Manchmal kommen Administratoren auf lustige Ideen. Das fällt oft jahrelang nicht auf aber wenn irgendwann mal jemand mit Ahnung sich die Sache ankuckt, dann kann man gelegentlich nur noch den Kopf schütteln.
In einem Unternehmen kann von jedem Rechner aus ohne Proxy direkt im Internet gesurft werden. Auf der Firewall befindet sich ein Virenscanner der die heruntergeladenen Dateien prüft und Schadprogramme herausfiltert. Ein URL-Blocker oder so wird nicht eingesetzt. So weit so gut. (Nein, ich will jetzt keine Diskussion anzetteln, ob ein URL-Blocker notwendig und zweckführend ist.) Allerdings soll nicht jeder Mitarbeiter Internet-Zugang bekommen. Was tun?

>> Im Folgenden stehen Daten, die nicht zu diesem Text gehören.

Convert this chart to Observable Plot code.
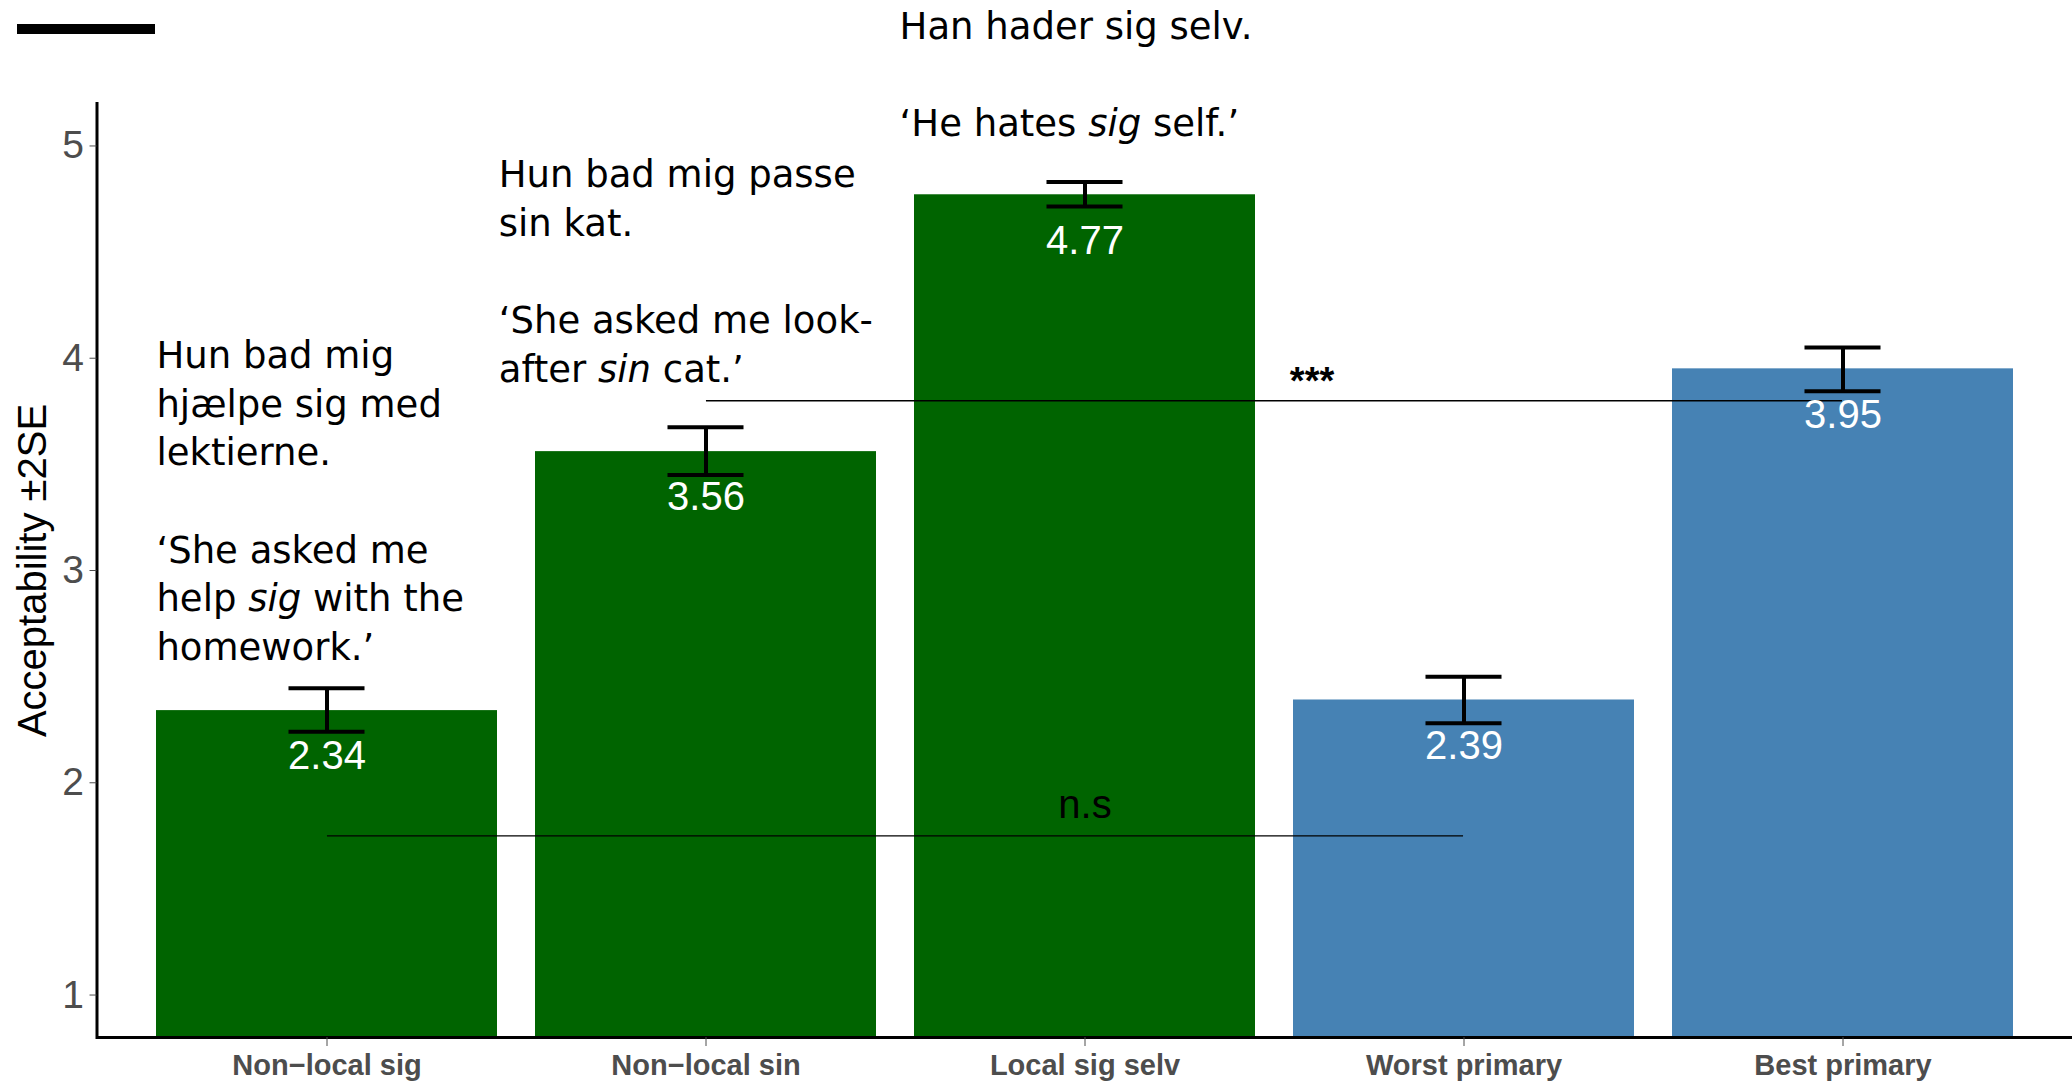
<!DOCTYPE html>
<html><head><meta charset="utf-8">
<script src="https://cdn.jsdelivr.net/npm/d3@7"></script>
<script src="https://cdn.jsdelivr.net/npm/@observablehq/plot@0.6"></script>
<style>
html,body{margin:0;padding:0;background:#fff;}
#wrap{position:relative;width:2072px;height:1082px;overflow:hidden;background:#fff;}
#wrap svg{position:absolute;left:0;top:0;}
#legendbar{position:absolute;left:17px;top:24px;width:138px;height:10px;background:#000;z-index:2;}
</style></head><body>
<div id="wrap"><div id="legendbar"></div></div>
<script>
// ---- data ----
const categories = ["Non\u2212local sig", "Non\u2212local sin", "Local sig selv", "Worst primary", "Best primary"];
const groups = ["Reflexive", "Reflexive", "Reflexive", "Primary", "Primary"];
const means = [2.34, 3.56, 4.77, 2.39, 3.95];
const errLow = [2.24, 3.45, 4.715, 2.28, 3.845];
const errHigh = [2.445, 3.675, 4.83, 2.50, 4.05];
const yTicks = [1, 2, 3, 4, 5];
const yDomain = [0.8, 5.2];
const yTitle = "Acceptability \u00b12SE";

// example sentences (x in category units 1..5, like ggplot annotate)
const noteText = [
  "Hun bad mig\nhjælpe sig med\nlektierne.\n\n\u2018She asked me\nhelp _sig_ with the\nhomework.\u2019",
  "Hun bad mig passe\nsin kat.\n\n\u2018She asked me look-\nafter _sin_ cat.\u2019",
  "Han hader sig selv.\n\n\u2018He hates _sig_ self.\u2019"
];
const noteX = [0.551, 1.452, 2.512];
const noteY = [4.117, 4.97, 5.668];

// significance brackets
const sigFrom = [2, 1];
const sigTo = [5, 4];
const sigY = [3.80, 1.75];
const sigLabel = ["***", "n.s"];
const sigLabelX = [3.6, 3.0];
const sigLabelY = [3.889, 1.894];

// ---- layout ----
const W = 2072, H = 1082, ml = 96.5, mr = 0, mt = 103, mb = 45;
const padIn = 0.1, padOut = 0.15;
const step = (W - ml - mr) / (categories.length - padIn + 2 * padOut);
const bw = step * (1 - padIn);
const capW = 0.225 * bw;

const rows = categories.map((c, i) => ({cat: c, group: groups[i], mean: means[i], lo: errLow[i], hi: errHigh[i]}));
const sigs = sigFrom.map((f, i) => ({from: categories[f - 1], to: categories[sigTo[i] - 1], y: sigY[i]}));

function anchorAt(xu) {
  const k = Math.round(xu);
  return {cat: categories[k - 1], dx: (xu - k) * step};
}

const noteMarks = noteText.map((t, i) => {
  const a = anchorAt(noteX[i]);
  return Plot.text([t], {
    x: () => a.cat, y: () => noteY[i], text: d => d, dx: a.dx,
    textAnchor: "start", lineAnchor: "top", lineHeight: 1.316,
    fontSize: 37, fontFamily: "DejaVu Sans", fill: "black"
  });
});

const sigLabelMarks = sigLabel.map((s, i) => {
  const a = anchorAt(sigLabelX[i]);
  return Plot.text([s], {
    x: () => a.cat, y: () => sigLabelY[i], text: d => d, dx: a.dx,
    fontSize: i === 0 ? 38 : 40, fontWeight: i === 0 ? "bold" : "normal",
    fill: "black", lineAnchor: "middle"
  });
});

const chart = Plot.plot({
  width: W, height: H,
  marginLeft: ml, marginRight: mr, marginTop: mt, marginBottom: mb,
  style: {fontFamily: "'Liberation Sans', Arial, sans-serif", background: "white", overflow: "visible"},
  x: {domain: categories, paddingInner: padIn, paddingOuter: padOut, label: null},
  y: {domain: yDomain, label: null},
  color: {domain: ["Reflexive", "Primary"], range: ["#006400", "#4682B4"]},
  marks: [
    Plot.barY(rows, {x: "cat", y1: yDomain[0], y2: "mean", fill: "group"}),
    Plot.ruleX(rows, {x: "cat", y1: "lo", y2: "hi", stroke: "black", strokeWidth: 4}),
    Plot.tickY(rows, {x: "cat", y: "lo", stroke: "black", strokeWidth: 4, insetLeft: (bw - capW) / 2, insetRight: (bw - capW) / 2}),
    Plot.tickY(rows, {x: "cat", y: "hi", stroke: "black", strokeWidth: 4, insetLeft: (bw - capW) / 2, insetRight: (bw - capW) / 2}),
    Plot.ruleY(sigs, {x1: "from", x2: "to", y: "y", insetLeft: bw / 2, insetRight: bw / 2, stroke: "black", strokeWidth: 1.4}),
    Plot.text(rows, {x: "cat", y: "mean", text: d => d.mean.toFixed(2), dy: 46, fill: "white", fontSize: 40, lineAnchor: "middle"}),
    ...sigLabelMarks,
    ...noteMarks,
    Plot.ruleY([yDomain[0]], {stroke: "black", strokeWidth: 3}),
    Plot.frame({anchor: "left", stroke: "black", strokeWidth: 3}),
    Plot.axisY({ticks: yTicks, tickFormat: d3.format("d"), tickSize: 7, tickPadding: 6, fontSize: 39, color: "#4D4D4D", label: null}),
    Plot.axisY({ticks: [], tickSize: 0, label: yTitle, labelAnchor: "center", labelArrow: "none", labelOffset: 79, fontSize: 40, color: "black"}),
    Plot.axisX({tickSize: 9, tickPadding: 8, fontSize: 29, fontWeight: "bold", color: "#4D4D4D", label: null})
  ]
});

// italicise words marked _like this_
for (const t of chart.querySelectorAll("tspan, text")) {
  if (t.children.length) continue;
  const s = t.textContent;
  if (!/_[^_]+_/.test(s)) continue;
  t.textContent = "";
  s.split(/(_[^_]+_)/).forEach(part => {
    if (!part) return;
    if (/^_[^_]+_$/.test(part)) {
      const it = document.createElementNS("http://www.w3.org/2000/svg", "tspan");
      it.setAttribute("font-style", "italic");
      it.textContent = part.slice(1, -1);
      t.appendChild(it);
    } else t.appendChild(document.createTextNode(part));
  });
}

document.getElementById("wrap").appendChild(chart);
</script>
</body></html>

Die Lösung, auf die die Administratoren gekommen sind, ist eigentlich extrem clever. Aber nur eigentlich. Per Windows Gruppenrichtlinie erhalten Benutzer einer speziellen Gruppe einen falschen Proxy in den Internet Explorer eingetragen und die Berechtigung entzogen, den Proxy zu ändern. Bei Versuchen ins Internet zu kommen gibt es dann jedesmal einen Timeout, weil der Proxy nicht existiert und daher auch nicht antworten kann.
Leider funktionierte dieses Sicherheitsmodell nur, bis ich meinen USB-Stick mit Firefox Portable herausholte, in den Rechner steckte und mittels Alternativbrowser gemütlich im Internet surfen konnte. (Alternativ kann man auch den PrivacyDongle von Foebud kaufen).
Jetzt wird über die Anschaffung eines ISA-Servers nachgedacht.